Written by Chiwetel Ejiofor and William Kamkwamba, directed by
I am always a little leary when I see a film that is written, directed, and stars the same individual. Most of the time these films are not that good because there is a lack of colaboration and feedback. The Boy Who Harnessed the Wind is the exception.
I read the book that this was based on. You can read my review of the book here. It’s a powerful story about how a young boy brings electricity to his village by building a windmill. I was also interested in seeing the adaptation.
You can call this a passion project for Chiwetel Ejiofor, but you can also say that the passion comes through on screen. You don’t need pyrotechnics to tell a compelling story. What you need is conflict, and this story has plenty to go around. The young man’s goal to build a windmill isn’t just a school science project, it’s a matter of life and death. He lives in a small African village where farming is the main source of income and food. Electricity is needed to run a water pump that can be used to help irrigate the dry soil.

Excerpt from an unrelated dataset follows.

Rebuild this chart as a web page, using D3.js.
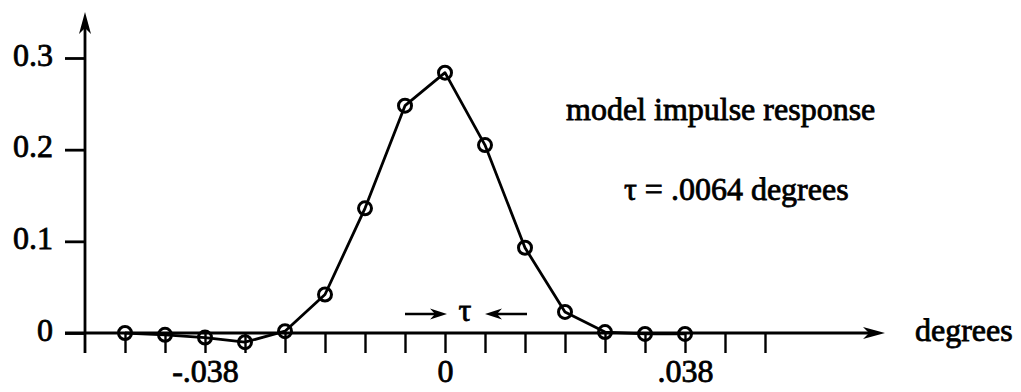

The film touches on other themes including poverty, corruption, and the importance of education. There’s an old proverb that goes something like this: feed a man a fish and he eats for a day; teach a man to fish and he eats for a lifetime. This film carries that sprit and message.
My only criticism is that the first ten minutes are a little slow. I also wasn’t a fan of the framing device that was used. But those are minor complaints for an otherwise excellent film.
The Boy Who Harnessed the Wind is a Netflix original film. If you liked Roma, you’ll love this.